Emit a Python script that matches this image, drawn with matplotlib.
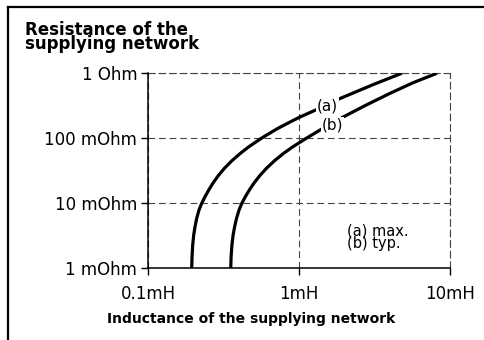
---
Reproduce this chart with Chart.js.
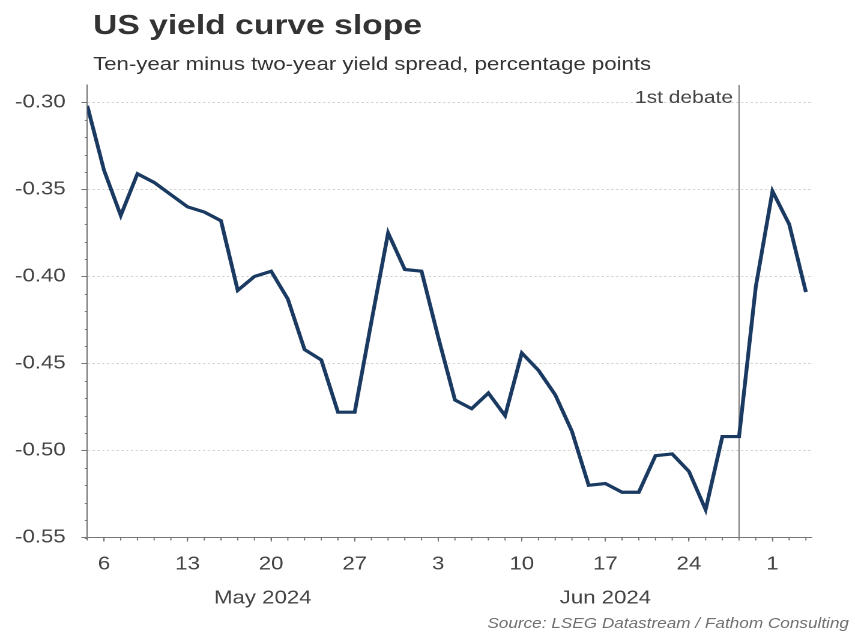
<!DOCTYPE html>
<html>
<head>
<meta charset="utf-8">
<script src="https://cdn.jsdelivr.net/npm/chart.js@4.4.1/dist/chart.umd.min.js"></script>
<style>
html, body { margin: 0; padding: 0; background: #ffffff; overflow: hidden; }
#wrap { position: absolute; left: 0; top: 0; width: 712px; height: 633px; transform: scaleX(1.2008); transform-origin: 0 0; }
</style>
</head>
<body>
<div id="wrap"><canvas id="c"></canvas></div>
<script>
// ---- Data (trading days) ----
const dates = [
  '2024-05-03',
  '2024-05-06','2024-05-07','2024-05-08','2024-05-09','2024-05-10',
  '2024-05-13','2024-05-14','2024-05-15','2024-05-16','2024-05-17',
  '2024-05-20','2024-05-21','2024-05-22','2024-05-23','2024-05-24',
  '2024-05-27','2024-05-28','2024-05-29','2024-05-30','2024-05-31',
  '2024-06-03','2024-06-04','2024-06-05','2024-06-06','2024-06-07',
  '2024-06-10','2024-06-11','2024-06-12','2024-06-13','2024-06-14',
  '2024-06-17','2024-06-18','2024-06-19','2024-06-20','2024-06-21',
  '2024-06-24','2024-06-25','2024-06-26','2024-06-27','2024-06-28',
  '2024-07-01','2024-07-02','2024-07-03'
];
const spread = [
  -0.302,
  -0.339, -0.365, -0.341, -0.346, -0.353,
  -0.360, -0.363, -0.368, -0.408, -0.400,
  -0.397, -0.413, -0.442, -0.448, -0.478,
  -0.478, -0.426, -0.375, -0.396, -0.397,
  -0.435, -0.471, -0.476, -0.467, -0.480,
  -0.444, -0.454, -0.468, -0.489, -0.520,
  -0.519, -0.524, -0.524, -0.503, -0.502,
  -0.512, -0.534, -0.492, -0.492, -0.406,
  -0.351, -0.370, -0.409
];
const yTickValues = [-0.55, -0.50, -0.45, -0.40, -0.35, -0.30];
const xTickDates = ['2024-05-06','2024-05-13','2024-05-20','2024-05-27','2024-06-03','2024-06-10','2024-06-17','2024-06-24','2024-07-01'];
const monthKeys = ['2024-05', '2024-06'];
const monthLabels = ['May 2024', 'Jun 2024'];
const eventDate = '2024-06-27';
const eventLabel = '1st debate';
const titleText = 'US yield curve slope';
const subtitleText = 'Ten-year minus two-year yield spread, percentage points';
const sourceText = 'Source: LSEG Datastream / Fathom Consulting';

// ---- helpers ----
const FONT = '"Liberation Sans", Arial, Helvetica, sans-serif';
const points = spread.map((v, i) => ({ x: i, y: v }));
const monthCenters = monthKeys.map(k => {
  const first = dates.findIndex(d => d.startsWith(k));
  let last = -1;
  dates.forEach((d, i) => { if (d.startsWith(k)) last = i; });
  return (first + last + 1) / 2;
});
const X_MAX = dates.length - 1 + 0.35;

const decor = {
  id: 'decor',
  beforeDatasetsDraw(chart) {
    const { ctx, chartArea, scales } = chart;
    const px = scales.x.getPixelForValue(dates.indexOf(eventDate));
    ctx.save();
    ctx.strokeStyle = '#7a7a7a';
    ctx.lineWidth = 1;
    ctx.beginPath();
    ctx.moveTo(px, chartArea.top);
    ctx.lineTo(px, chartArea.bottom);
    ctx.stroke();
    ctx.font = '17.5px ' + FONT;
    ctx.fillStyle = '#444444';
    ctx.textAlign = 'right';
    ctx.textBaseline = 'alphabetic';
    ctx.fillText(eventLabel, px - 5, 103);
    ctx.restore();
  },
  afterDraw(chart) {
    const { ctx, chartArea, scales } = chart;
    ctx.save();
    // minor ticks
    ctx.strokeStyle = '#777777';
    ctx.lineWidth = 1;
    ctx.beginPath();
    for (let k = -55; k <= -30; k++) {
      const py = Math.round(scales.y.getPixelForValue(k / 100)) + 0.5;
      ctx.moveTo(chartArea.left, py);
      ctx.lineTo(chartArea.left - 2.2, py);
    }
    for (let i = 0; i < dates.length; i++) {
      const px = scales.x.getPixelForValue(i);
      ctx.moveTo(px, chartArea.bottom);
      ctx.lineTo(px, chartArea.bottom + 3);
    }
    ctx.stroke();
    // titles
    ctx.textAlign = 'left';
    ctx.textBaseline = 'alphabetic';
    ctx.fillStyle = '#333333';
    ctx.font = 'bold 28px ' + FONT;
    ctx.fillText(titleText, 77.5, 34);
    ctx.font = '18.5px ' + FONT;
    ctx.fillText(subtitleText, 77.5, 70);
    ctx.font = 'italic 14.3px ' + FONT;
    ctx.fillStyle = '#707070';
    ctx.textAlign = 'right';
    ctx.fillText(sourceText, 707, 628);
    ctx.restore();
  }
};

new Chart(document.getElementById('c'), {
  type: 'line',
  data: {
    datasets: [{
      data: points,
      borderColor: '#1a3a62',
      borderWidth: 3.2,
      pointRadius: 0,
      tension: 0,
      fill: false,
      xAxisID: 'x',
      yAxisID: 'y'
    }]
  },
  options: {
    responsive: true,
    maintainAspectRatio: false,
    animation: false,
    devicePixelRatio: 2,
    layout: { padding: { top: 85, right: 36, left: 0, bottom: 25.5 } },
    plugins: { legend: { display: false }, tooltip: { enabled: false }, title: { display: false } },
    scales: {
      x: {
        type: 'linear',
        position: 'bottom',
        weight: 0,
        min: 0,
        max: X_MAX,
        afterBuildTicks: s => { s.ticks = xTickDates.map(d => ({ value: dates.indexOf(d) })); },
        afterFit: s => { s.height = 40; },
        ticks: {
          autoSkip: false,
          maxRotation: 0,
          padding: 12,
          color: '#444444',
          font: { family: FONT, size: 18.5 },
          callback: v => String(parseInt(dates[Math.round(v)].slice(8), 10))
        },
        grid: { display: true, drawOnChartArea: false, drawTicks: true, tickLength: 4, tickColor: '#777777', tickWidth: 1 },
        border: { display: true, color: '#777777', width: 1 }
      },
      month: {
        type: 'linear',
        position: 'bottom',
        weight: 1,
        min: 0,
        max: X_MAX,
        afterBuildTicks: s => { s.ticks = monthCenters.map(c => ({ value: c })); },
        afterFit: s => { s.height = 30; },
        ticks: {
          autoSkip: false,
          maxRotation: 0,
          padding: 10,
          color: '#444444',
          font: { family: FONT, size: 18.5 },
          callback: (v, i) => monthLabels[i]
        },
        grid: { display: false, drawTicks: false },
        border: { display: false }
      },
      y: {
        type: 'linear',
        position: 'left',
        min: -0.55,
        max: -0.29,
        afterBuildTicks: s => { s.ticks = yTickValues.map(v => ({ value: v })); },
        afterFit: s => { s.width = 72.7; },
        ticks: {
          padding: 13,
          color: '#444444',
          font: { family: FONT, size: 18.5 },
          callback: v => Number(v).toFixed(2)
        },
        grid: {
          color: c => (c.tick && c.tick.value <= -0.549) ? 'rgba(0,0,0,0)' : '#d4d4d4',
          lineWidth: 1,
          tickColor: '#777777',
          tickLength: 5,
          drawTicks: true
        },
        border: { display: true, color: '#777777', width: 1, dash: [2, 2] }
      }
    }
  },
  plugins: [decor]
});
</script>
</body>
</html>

WRITTEN PROBLEM. Search the data for the word "this" and copy each line where it appears.

WORKED ANSWER.
Emit a Python script that matches this image, drawn with matplotlib.
Reproduce this chart with Chart.js.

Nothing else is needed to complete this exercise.